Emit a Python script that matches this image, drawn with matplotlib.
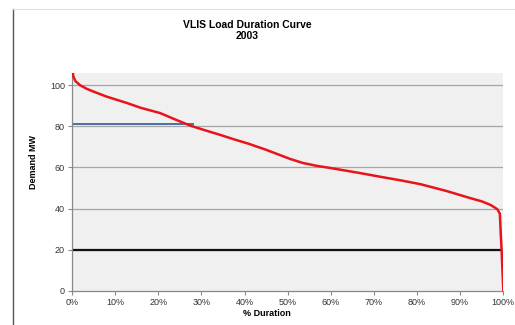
import matplotlib.pyplot as plt
from matplotlib.lines import Line2D
from matplotlib.ticker import PercentFormatter

plt.rcParams['font.family'] = ['Liberation Sans', 'DejaVu Sans']

# load duration curve
duration_pct = [0, 0.3, 0.8, 1.9, 3.4, 4.9, 8, 12.7, 16, 20.4, 24, 27.5, 31,
                34.3, 37.4, 41, 45, 48, 50.5, 53.5, 56.7, 60, 66.7, 71.4, 76,
                80.7, 84, 86.9, 92.3, 95, 97, 98.6, 99.2, 99.3, 99.4, 99.6,
                100]
demand_mw = [110, 104.4, 102, 100, 98.3, 97, 94.5, 91.4, 89, 86.5, 83.3,
             80.3, 78, 75.9, 73.8, 71.5, 68.6, 66.2, 64.2, 62.2, 60.8, 59.7,
             57.3, 55.5, 53.8, 51.9, 50.1, 48.5, 45.1, 43.5, 41.8, 39.7,
             37.5, 33, 28, 19.9, 0]

# reference levels
blue_level = 81
blue_end_pct = 28
black_level = 20
black_end_pct = 99.4

y_ticks = [0, 20, 40, 60, 80, 100]
x_ticks = list(range(0, 101, 10))

fig = plt.figure(figsize=(5.15, 3.25), dpi=100)
ax = fig.add_axes([0.1398, 0.1055, 0.8375, 0.67])
ax.set_facecolor('#f0f0f0')

for y in y_ticks[1:]:
    ax.axhline(y, color='#a6a6a6', linewidth=0.9, zorder=1)

ax.plot([0, black_end_pct], [black_level, black_level], color='#111111',
        linewidth=1.6, zorder=2)
ax.plot([0, blue_end_pct], [blue_level, blue_level], color='#4a6fa5',
        linewidth=1.4, zorder=2)
ax.plot(duration_pct, demand_mw, color='#e8141b', linewidth=1.8, zorder=3,
        solid_joinstyle='round')

ax.set_xlim(0, 100)
ax.set_ylim(0, 106)
ax.set_xticks(x_ticks)
ax.set_yticks(y_ticks)
ax.xaxis.set_major_formatter(PercentFormatter(decimals=0))
ax.tick_params(labelsize=6.5, colors='#333333', length=3, width=0.8,
               color='#888888', pad=2)

for side in ('top', 'right'):
    ax.spines[side].set_visible(False)
for side in ('left', 'bottom'):
    ax.spines[side].set_color('#888888')
    ax.spines[side].set_linewidth(0.9)

fig.text(247 / 515, 1 - 25 / 325, 'VLIS Load Duration Curve', ha='center',
         va='center', fontsize=7.5, fontweight='bold')
fig.text(247 / 515, 1 - 36 / 325, '2003', ha='center', va='center',
         fontsize=7.5, fontweight='bold')
fig.text(33 / 515, 1 - 162 / 325, 'Demand MW', rotation=90, ha='center',
         va='center', fontsize=6.5, fontweight='bold')
fig.text(267 / 515, 1 - 314 / 325, '% Duration', ha='center', va='center',
         fontsize=6.5, fontweight='bold')

# outer chart frame (left and top edges)
fig.add_artist(Line2D([13 / 515, 13 / 515], [0, 1 - 9 / 325],
                      transform=fig.transFigure, color='#555555', linewidth=1))
fig.add_artist(Line2D([13 / 515, 1], [1 - 9 / 325, 1 - 9 / 325],
                      transform=fig.transFigure, color='#dddddd', linewidth=0.8))

fig.savefig('out.png', dpi=100)
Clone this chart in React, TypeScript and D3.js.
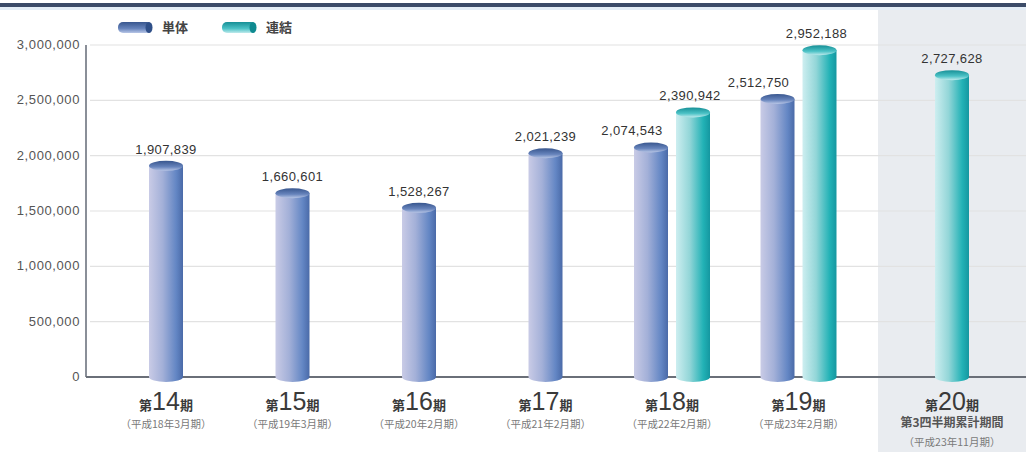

Work to do: Verbatim reproduction of every record is required; images are left out.

Solution below:
Emit a Python script that matches this image, drawn with matplotlib.
import matplotlib.pyplot as plt
from matplotlib.lines import Line2D
from matplotlib.ticker import PercentFormatter

plt.rcParams['font.family'] = ['Liberation Sans', 'DejaVu Sans']

# load duration curve
duration_pct = [0, 0.3, 0.8, 1.9, 3.4, 4.9, 8, 12.7, 16, 20.4, 24, 27.5, 31,
                34.3, 37.4, 41, 45, 48, 50.5, 53.5, 56.7, 60, 66.7, 71.4, 76,
                80.7, 84, 86.9, 92.3, 95, 97, 98.6, 99.2, 99.3, 99.4, 99.6,
                100]
demand_mw = [110, 104.4, 102, 100, 98.3, 97, 94.5, 91.4, 89, 86.5, 83.3,
             80.3, 78, 75.9, 73.8, 71.5, 68.6, 66.2, 64.2, 62.2, 60.8, 59.7,
             57.3, 55.5, 53.8, 51.9, 50.1, 48.5, 45.1, 43.5, 41.8, 39.7,
             37.5, 33, 28, 19.9, 0]

# reference levels
blue_level = 81
blue_end_pct = 28
black_level = 20
black_end_pct = 99.4

y_ticks = [0, 20, 40, 60, 80, 100]
x_ticks = list(range(0, 101, 10))

fig = plt.figure(figsize=(5.15, 3.25), dpi=100)
ax = fig.add_axes([0.1398, 0.1055, 0.8375, 0.67])
ax.set_facecolor('#f0f0f0')

for y in y_ticks[1:]:
    ax.axhline(y, color='#a6a6a6', linewidth=0.9, zorder=1)

ax.plot([0, black_end_pct], [black_level, black_level], color='#111111',
        linewidth=1.6, zorder=2)
ax.plot([0, blue_end_pct], [blue_level, blue_level], color='#4a6fa5',
        linewidth=1.4, zorder=2)
ax.plot(duration_pct, demand_mw, color='#e8141b', linewidth=1.8, zorder=3,
        solid_joinstyle='round')

ax.set_xlim(0, 100)
ax.set_ylim(0, 106)
ax.set_xticks(x_ticks)
ax.set_yticks(y_ticks)
ax.xaxis.set_major_formatter(PercentFormatter(decimals=0))
ax.tick_params(labelsize=6.5, colors='#333333', length=3, width=0.8,
               color='#888888', pad=2)

for side in ('top', 'right'):
    ax.spines[side].set_visible(False)
for side in ('left', 'bottom'):
    ax.spines[side].set_color('#888888')
    ax.spines[side].set_linewidth(0.9)

fig.text(247 / 515, 1 - 25 / 325, 'VLIS Load Duration Curve', ha='center',
         va='center', fontsize=7.5, fontweight='bold')
fig.text(247 / 515, 1 - 36 / 325, '2003', ha='center', va='center',
         fontsize=7.5, fontweight='bold')
fig.text(33 / 515, 1 - 162 / 325, 'Demand MW', rotation=90, ha='center',
         va='center', fontsize=6.5, fontweight='bold')
fig.text(267 / 515, 1 - 314 / 325, '% Duration', ha='center', va='center',
         fontsize=6.5, fontweight='bold')

# outer chart frame (left and top edges)
fig.add_artist(Line2D([13 / 515, 13 / 515], [0, 1 - 9 / 325],
                      transform=fig.transFigure, color='#555555', linewidth=1))
fig.add_artist(Line2D([13 / 515, 1], [1 - 9 / 325, 1 - 9 / 325],
                      transform=fig.transFigure, color='#dddddd', linewidth=0.8))

fig.savefig('out.png', dpi=100)
Clone this chart in React, TypeScript and D3.js.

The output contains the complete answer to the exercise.